Quote the listing below in full and exactly as written, but omit every picture.
— START Provided material —
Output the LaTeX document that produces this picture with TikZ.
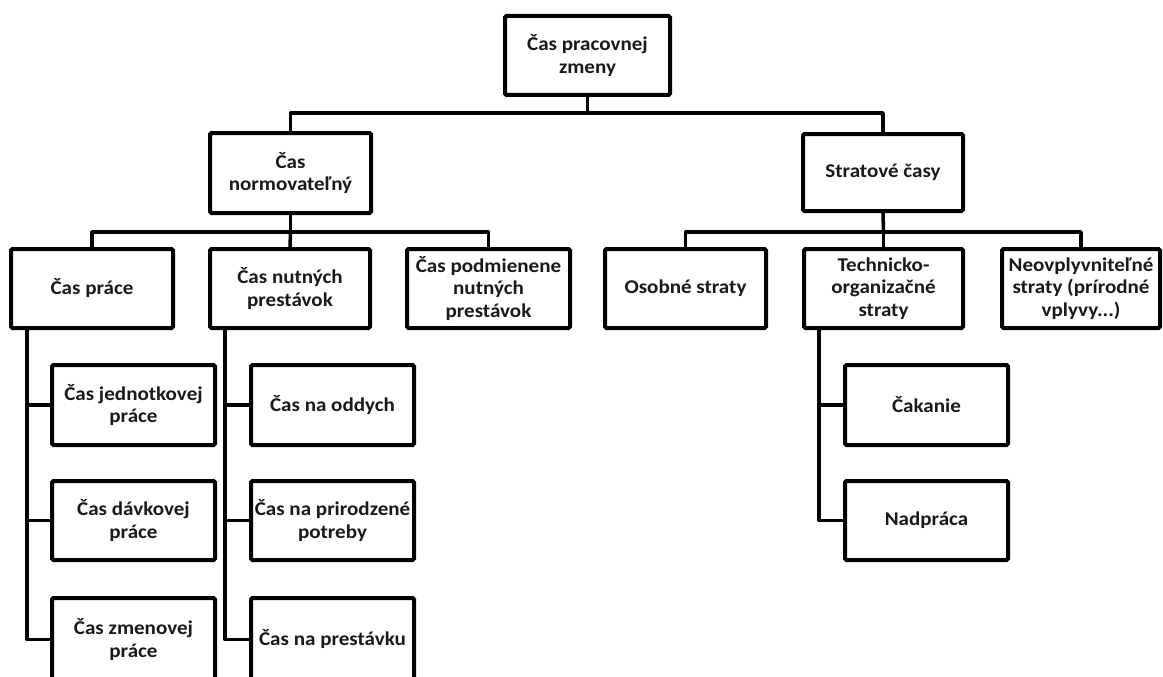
\documentclass[tikz,border=0pt]{standalone}
\usepackage{fontspec}
\setmainfont{Carlito}[FakeStretch=1.08]
\begin{document}
\begin{tikzpicture}[x=1pt,y=-1pt,
  box/.style={draw=black, line width=4pt, rounded corners=1.5pt, fill=white,
    align=center, inner sep=0pt, text=black!90,
    font=\bfseries\fontsize{19.5}{22.5}\selectfont},
  link/.style={draw=black, line width=3.5pt, line join=round}]
\path[use as bounding box] (0,0) rectangle (1163,677);
\clip (0,0) rectangle (1163,677);

% root
\node[box, minimum width=165pt, minimum height=79pt] (top) at (587.5,55.5) {Čas pracovnej\\zmeny};

% second level
\node[box, minimum width=161pt, minimum height=80pt] (norm) at (290.5,173) {Čas\\normovateľný};
\node[box, minimum width=160pt, minimum height=77pt] (strat) at (883,172.5) {Stratové časy};

% third level
\node[box, minimum width=162pt, minimum height=79pt] (prace) at (92,288.5) {Čas práce};
\node[box, minimum width=160pt, minimum height=79pt] (nutn) at (290,288.5) {Čas nutných\\prestávok};
\node[box, minimum width=163pt, minimum height=79pt] (podm) at (488.5,288.5) {Čas podmienene\\nutných\\prestávok};
\node[box, minimum width=161pt, minimum height=79pt] (osob) at (685.5,288.5) {Osobné straty};
\node[box, minimum width=159pt, minimum height=79pt] (tech) at (883.5,288.5) {Technicko-\\organizačné\\straty};
\node[box, minimum width=158pt, minimum height=79pt] (neo) at (1081,288.5) {Neovplyvniteľné\\straty (prírodné\\vplyvy...)};

% fourth level, work time
\node[box, minimum width=163pt, minimum height=80pt] (p1) at (133.5,405) {Čas jednotkovej\\práce};
\node[box, minimum width=163pt, minimum height=79pt] (p2) at (133.5,520.5) {Čas dávkovej\\práce};
\node[box, minimum width=163pt, minimum height=83pt] (p3) at (133.5,639.5) {Čas zmenovej\\práce};

% fourth level, necessary breaks
\node[box, minimum width=163pt, minimum height=80pt] (n1) at (332.5,405) {Čas na oddych};
\node[box, minimum width=163pt, minimum height=79pt] (n2) at (332.5,520.5) {Čas na prirodzené\\potreby};
\node[box, minimum width=163pt, minimum height=83pt] (n3) at (332.5,639.5) {Čas na prestávku};

% fourth level, technical-organisational losses
\node[box, minimum width=163pt, minimum height=80pt] (t1) at (926.5,405) {Čakanie};
\node[box, minimum width=163pt, minimum height=79pt] (t2) at (926.5,520.5) {Nadpráca};

% connectors
\coordinate (b1) at (587.5,113);
\coordinate (b2) at (290.5,232);
\coordinate (b3) at (883.5,232);
\draw[link] (top.south) -- (b1);
\draw[link] (norm.north) |- (b1) -| (strat.north);
\draw[link] (norm.south) -- (b2);
\draw[link] (prace.north) |- (b2) -| (podm.north);
\draw[link] (b2) -- (nutn.north);
\draw[link] (strat.south) -- (b3);
\draw[link] (osob.north) |- (b3) -| (neo.north);
\draw[link] (b3) -- (tech.north);

\coordinate (pa) at ([xshift=18pt]prace.south west);
\coordinate (na) at ([xshift=17pt]nutn.south west);
\coordinate (ta) at ([xshift=17pt]tech.south west);
\draw[link] (pa) |- (p3.west);
\draw[link] (pa |- p1.west) -- (p1.west);
\draw[link] (pa |- p2.west) -- (p2.west);
\draw[link] (na) |- (n3.west);
\draw[link] (na |- n1.west) -- (n1.west);
\draw[link] (na |- n2.west) -- (n2.west);
\draw[link] (ta) |- (t2.west);
\draw[link] (ta |- t1.west) -- (t1.west);
\end{tikzpicture}
\end{document}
— END Provided material —
**Result**
Output the LaTeX document that produces this picture with TikZ.
\documentclass[tikz,border=0pt]{standalone}
\usepackage{fontspec}
\setmainfont{Carlito}[FakeStretch=1.08]
\begin{document}
\begin{tikzpicture}[x=1pt,y=-1pt,
  box/.style={draw=black, line width=4pt, rounded corners=1.5pt, fill=white,
    align=center, inner sep=0pt, text=black!90,
    font=\bfseries\fontsize{19.5}{22.5}\selectfont},
  link/.style={draw=black, line width=3.5pt, line join=round}]
\path[use as bounding box] (0,0) rectangle (1163,677);
\clip (0,0) rectangle (1163,677);

% root
\node[box, minimum width=165pt, minimum height=79pt] (top) at (587.5,55.5) {Čas pracovnej\\zmeny};

% second level
\node[box, minimum width=161pt, minimum height=80pt] (norm) at (290.5,173) {Čas\\normovateľný};
\node[box, minimum width=160pt, minimum height=77pt] (strat) at (883,172.5) {Stratové časy};

% third level
\node[box, minimum width=162pt, minimum height=79pt] (prace) at (92,288.5) {Čas práce};
\node[box, minimum width=160pt, minimum height=79pt] (nutn) at (290,288.5) {Čas nutných\\prestávok};
\node[box, minimum width=163pt, minimum height=79pt] (podm) at (488.5,288.5) {Čas podmienene\\nutných\\prestávok};
\node[box, minimum width=161pt, minimum height=79pt] (osob) at (685.5,288.5) {Osobné straty};
\node[box, minimum width=159pt, minimum height=79pt] (tech) at (883.5,288.5) {Technicko-\\organizačné\\straty};
\node[box, minimum width=158pt, minimum height=79pt] (neo) at (1081,288.5) {Neovplyvniteľné\\straty (prírodné\\vplyvy...)};

% fourth level, work time
\node[box, minimum width=163pt, minimum height=80pt] (p1) at (133.5,405) {Čas jednotkovej\\práce};
\node[box, minimum width=163pt, minimum height=79pt] (p2) at (133.5,520.5) {Čas dávkovej\\práce};
\node[box, minimum width=163pt, minimum height=83pt] (p3) at (133.5,639.5) {Čas zmenovej\\práce};

% fourth level, necessary breaks
\node[box, minimum width=163pt, minimum height=80pt] (n1) at (332.5,405) {Čas na oddych};
\node[box, minimum width=163pt, minimum height=79pt] (n2) at (332.5,520.5) {Čas na prirodzené\\potreby};
\node[box, minimum width=163pt, minimum height=83pt] (n3) at (332.5,639.5) {Čas na prestávku};

% fourth level, technical-organisational losses
\node[box, minimum width=163pt, minimum height=80pt] (t1) at (926.5,405) {Čakanie};
\node[box, minimum width=163pt, minimum height=79pt] (t2) at (926.5,520.5) {Nadpráca};

% connectors
\coordinate (b1) at (587.5,113);
\coordinate (b2) at (290.5,232);
\coordinate (b3) at (883.5,232);
\draw[link] (top.south) -- (b1);
\draw[link] (norm.north) |- (b1) -| (strat.north);
\draw[link] (norm.south) -- (b2);
\draw[link] (prace.north) |- (b2) -| (podm.north);
\draw[link] (b2) -- (nutn.north);
\draw[link] (strat.south) -- (b3);
\draw[link] (osob.north) |- (b3) -| (neo.north);
\draw[link] (b3) -- (tech.north);

\coordinate (pa) at ([xshift=18pt]prace.south west);
\coordinate (na) at ([xshift=17pt]nutn.south west);
\coordinate (ta) at ([xshift=17pt]tech.south west);
\draw[link] (pa) |- (p3.west);
\draw[link] (pa |- p1.west) -- (p1.west);
\draw[link] (pa |- p2.west) -- (p2.west);
\draw[link] (na) |- (n3.west);
\draw[link] (na |- n1.west) -- (n1.west);
\draw[link] (na |- n2.west) -- (n2.west);
\draw[link] (ta) |- (t2.west);
\draw[link] (ta |- t1.west) -- (t1.west);
\end{tikzpicture}
\end{document}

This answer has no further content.